## start Dataset excerpt
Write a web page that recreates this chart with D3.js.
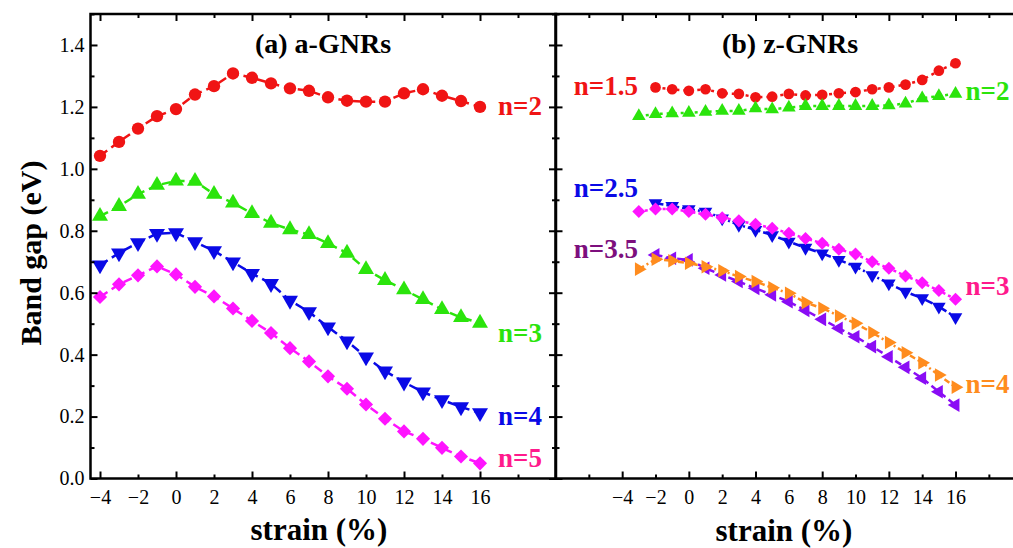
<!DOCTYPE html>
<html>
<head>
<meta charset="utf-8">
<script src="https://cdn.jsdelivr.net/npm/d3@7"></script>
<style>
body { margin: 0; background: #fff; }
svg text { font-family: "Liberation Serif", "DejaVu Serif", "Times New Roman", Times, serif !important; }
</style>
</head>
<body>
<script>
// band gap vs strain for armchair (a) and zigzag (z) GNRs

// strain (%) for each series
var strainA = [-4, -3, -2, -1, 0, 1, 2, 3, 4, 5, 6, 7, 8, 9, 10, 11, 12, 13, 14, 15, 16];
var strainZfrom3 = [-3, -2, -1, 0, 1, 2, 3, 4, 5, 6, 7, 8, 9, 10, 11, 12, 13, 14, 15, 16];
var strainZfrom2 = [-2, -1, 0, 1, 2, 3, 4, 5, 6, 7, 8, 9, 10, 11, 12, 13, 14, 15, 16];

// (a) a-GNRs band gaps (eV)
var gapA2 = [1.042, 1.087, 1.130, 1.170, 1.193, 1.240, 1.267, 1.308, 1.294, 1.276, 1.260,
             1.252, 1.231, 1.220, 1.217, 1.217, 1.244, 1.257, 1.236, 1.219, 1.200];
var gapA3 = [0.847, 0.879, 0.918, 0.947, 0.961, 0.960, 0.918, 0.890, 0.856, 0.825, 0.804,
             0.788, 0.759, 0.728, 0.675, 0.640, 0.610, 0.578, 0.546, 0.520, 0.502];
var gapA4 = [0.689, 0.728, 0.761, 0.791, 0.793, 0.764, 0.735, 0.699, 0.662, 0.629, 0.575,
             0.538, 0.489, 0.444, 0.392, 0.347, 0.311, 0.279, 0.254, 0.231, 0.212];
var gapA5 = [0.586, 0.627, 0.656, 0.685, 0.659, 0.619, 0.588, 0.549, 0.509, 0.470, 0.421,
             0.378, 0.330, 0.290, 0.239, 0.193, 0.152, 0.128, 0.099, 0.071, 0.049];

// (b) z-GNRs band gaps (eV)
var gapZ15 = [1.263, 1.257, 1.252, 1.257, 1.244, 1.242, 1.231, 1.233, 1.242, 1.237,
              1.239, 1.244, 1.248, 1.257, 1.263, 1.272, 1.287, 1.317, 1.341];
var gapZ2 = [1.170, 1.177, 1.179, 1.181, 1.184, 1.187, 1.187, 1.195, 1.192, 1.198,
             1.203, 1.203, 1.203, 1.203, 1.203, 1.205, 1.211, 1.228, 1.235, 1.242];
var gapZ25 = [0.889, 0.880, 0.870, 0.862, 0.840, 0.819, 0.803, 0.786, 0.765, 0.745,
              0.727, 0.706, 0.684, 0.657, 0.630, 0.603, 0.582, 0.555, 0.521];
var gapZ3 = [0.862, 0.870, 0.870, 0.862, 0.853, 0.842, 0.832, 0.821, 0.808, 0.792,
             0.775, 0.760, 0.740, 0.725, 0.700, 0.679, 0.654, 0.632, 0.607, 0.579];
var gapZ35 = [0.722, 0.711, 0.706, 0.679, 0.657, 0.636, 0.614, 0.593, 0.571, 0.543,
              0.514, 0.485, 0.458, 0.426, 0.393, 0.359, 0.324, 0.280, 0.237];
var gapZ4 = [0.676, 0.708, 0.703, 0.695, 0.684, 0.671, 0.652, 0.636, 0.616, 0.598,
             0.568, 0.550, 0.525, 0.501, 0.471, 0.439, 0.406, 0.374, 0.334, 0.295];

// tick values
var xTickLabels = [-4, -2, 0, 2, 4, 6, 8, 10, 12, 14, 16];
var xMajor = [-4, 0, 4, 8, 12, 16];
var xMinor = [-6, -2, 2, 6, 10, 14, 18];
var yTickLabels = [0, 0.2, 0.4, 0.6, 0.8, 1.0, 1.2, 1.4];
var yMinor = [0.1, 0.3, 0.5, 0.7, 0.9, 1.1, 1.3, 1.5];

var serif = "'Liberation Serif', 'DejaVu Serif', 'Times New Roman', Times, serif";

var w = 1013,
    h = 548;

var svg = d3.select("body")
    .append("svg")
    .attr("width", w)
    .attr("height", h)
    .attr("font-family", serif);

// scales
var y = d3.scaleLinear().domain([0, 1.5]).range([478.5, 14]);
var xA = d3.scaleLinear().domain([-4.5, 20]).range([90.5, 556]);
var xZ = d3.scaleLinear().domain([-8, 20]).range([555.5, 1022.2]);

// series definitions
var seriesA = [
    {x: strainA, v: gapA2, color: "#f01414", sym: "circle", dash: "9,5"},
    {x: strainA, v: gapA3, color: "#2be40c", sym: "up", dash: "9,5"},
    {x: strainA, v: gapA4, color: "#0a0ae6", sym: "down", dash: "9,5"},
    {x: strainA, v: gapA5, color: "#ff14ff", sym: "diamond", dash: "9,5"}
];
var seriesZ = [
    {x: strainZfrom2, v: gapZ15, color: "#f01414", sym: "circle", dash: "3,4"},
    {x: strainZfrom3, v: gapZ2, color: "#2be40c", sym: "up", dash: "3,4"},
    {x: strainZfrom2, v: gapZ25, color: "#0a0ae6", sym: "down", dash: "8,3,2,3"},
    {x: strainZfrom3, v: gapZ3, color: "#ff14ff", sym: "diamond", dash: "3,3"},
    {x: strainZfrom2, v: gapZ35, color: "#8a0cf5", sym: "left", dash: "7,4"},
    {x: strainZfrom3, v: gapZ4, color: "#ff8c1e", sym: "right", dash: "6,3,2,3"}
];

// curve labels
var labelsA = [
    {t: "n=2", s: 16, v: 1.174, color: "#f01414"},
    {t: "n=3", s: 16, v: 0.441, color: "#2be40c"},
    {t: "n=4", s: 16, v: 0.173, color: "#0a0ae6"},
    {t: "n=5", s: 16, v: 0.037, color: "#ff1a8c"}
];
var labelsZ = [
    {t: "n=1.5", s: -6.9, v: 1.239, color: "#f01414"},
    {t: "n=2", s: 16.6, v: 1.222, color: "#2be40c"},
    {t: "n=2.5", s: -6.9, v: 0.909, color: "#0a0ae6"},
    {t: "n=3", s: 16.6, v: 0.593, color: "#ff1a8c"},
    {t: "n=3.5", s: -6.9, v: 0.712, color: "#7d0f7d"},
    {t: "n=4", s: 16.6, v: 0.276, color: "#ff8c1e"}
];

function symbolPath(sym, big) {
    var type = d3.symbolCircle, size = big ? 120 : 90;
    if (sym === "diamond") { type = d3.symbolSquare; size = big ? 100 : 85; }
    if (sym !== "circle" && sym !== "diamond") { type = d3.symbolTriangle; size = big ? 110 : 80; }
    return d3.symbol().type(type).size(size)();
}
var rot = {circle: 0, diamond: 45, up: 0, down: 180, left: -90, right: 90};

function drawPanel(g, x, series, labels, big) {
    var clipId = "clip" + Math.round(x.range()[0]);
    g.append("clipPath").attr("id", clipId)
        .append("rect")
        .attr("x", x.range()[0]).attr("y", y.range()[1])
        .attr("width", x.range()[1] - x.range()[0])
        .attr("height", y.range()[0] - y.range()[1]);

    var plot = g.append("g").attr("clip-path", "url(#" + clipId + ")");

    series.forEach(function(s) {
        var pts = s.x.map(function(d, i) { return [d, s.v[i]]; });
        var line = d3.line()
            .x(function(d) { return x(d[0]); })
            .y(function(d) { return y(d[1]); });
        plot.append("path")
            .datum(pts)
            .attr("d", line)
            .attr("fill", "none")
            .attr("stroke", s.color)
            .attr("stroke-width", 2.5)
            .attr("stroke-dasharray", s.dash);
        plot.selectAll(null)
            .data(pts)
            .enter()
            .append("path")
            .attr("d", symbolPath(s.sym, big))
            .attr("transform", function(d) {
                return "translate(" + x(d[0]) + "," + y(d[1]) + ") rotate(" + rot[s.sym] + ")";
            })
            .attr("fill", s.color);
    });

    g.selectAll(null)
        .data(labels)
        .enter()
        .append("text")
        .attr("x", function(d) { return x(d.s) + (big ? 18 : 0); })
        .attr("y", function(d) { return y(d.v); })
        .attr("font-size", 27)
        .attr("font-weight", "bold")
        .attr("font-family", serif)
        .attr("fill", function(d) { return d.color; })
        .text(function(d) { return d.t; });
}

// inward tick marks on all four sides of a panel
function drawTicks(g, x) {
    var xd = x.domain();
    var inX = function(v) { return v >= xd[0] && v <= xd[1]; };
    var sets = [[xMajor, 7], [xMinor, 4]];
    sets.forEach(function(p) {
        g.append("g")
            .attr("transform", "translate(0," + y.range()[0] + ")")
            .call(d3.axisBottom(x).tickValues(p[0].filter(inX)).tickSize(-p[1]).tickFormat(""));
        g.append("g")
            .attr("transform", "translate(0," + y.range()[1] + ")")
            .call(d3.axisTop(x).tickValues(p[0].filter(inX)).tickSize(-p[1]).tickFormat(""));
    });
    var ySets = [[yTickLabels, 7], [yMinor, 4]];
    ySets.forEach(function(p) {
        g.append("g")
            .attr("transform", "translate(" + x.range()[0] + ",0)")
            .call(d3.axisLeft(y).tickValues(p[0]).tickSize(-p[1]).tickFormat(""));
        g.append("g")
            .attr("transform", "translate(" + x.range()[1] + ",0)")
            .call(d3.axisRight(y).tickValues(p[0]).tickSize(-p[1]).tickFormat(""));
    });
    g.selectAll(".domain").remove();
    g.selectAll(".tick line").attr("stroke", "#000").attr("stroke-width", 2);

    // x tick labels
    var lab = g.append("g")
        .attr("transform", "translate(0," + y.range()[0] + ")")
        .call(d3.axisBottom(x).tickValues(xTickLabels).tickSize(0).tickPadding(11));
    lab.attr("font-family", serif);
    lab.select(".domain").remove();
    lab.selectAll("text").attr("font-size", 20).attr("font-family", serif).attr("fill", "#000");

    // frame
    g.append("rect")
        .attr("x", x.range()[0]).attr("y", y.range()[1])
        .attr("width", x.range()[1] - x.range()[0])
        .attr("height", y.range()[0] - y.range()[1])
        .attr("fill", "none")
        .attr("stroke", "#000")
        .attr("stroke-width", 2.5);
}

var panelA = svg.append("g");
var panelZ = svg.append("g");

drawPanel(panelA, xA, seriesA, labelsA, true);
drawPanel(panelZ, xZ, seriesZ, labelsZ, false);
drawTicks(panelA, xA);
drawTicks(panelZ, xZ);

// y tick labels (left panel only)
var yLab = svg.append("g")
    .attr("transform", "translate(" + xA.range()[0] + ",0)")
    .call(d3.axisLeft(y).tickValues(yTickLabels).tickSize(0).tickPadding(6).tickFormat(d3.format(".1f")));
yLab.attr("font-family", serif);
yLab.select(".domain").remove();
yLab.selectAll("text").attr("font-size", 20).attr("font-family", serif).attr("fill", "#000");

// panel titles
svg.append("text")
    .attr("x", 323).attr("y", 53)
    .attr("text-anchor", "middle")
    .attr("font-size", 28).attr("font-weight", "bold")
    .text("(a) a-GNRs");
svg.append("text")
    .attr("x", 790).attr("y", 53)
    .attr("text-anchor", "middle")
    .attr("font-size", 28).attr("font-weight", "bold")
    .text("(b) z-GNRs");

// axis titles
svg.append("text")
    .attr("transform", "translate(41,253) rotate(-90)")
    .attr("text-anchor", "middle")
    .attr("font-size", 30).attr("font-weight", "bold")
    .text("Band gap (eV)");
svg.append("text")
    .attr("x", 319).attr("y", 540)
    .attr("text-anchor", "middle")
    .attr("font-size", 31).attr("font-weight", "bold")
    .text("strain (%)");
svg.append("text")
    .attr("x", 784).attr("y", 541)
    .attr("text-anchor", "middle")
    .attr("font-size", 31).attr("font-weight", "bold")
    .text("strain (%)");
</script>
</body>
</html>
## end Dataset excerpt
Return only the lines running from the top of the data to the line that holds "0.099, 0.071, 0.049];". Include both of those lines, but skip the pictures.

Write a web page that recreates this chart with D3.js.
<!DOCTYPE html>
<html>
<head>
<meta charset="utf-8">
<script src="https://cdn.jsdelivr.net/npm/d3@7"></script>
<style>
body { margin: 0; background: #fff; }
svg text { font-family: "Liberation Serif", "DejaVu Serif", "Times New Roman", Times, serif !important; }
</style>
</head>
<body>
<script>
// band gap vs strain for armchair (a) and zigzag (z) GNRs

// strain (%) for each series
var strainA = [-4, -3, -2, -1, 0, 1, 2, 3, 4, 5, 6, 7, 8, 9, 10, 11, 12, 13, 14, 15, 16];
var strainZfrom3 = [-3, -2, -1, 0, 1, 2, 3, 4, 5, 6, 7, 8, 9, 10, 11, 12, 13, 14, 15, 16];
var strainZfrom2 = [-2, -1, 0, 1, 2, 3, 4, 5, 6, 7, 8, 9, 10, 11, 12, 13, 14, 15, 16];

// (a) a-GNRs band gaps (eV)
var gapA2 = [1.042, 1.087, 1.130, 1.170, 1.193, 1.240, 1.267, 1.308, 1.294, 1.276, 1.260,
             1.252, 1.231, 1.220, 1.217, 1.217, 1.244, 1.257, 1.236, 1.219, 1.200];
var gapA3 = [0.847, 0.879, 0.918, 0.947, 0.961, 0.960, 0.918, 0.890, 0.856, 0.825, 0.804,
             0.788, 0.759, 0.728, 0.675, 0.640, 0.610, 0.578, 0.546, 0.520, 0.502];
var gapA4 = [0.689, 0.728, 0.761, 0.791, 0.793, 0.764, 0.735, 0.699, 0.662, 0.629, 0.575,
             0.538, 0.489, 0.444, 0.392, 0.347, 0.311, 0.279, 0.254, 0.231, 0.212];
var gapA5 = [0.586, 0.627, 0.656, 0.685, 0.659, 0.619, 0.588, 0.549, 0.509, 0.470, 0.421,
             0.378, 0.330, 0.290, 0.239, 0.193, 0.152, 0.128, 0.099, 0.071, 0.049];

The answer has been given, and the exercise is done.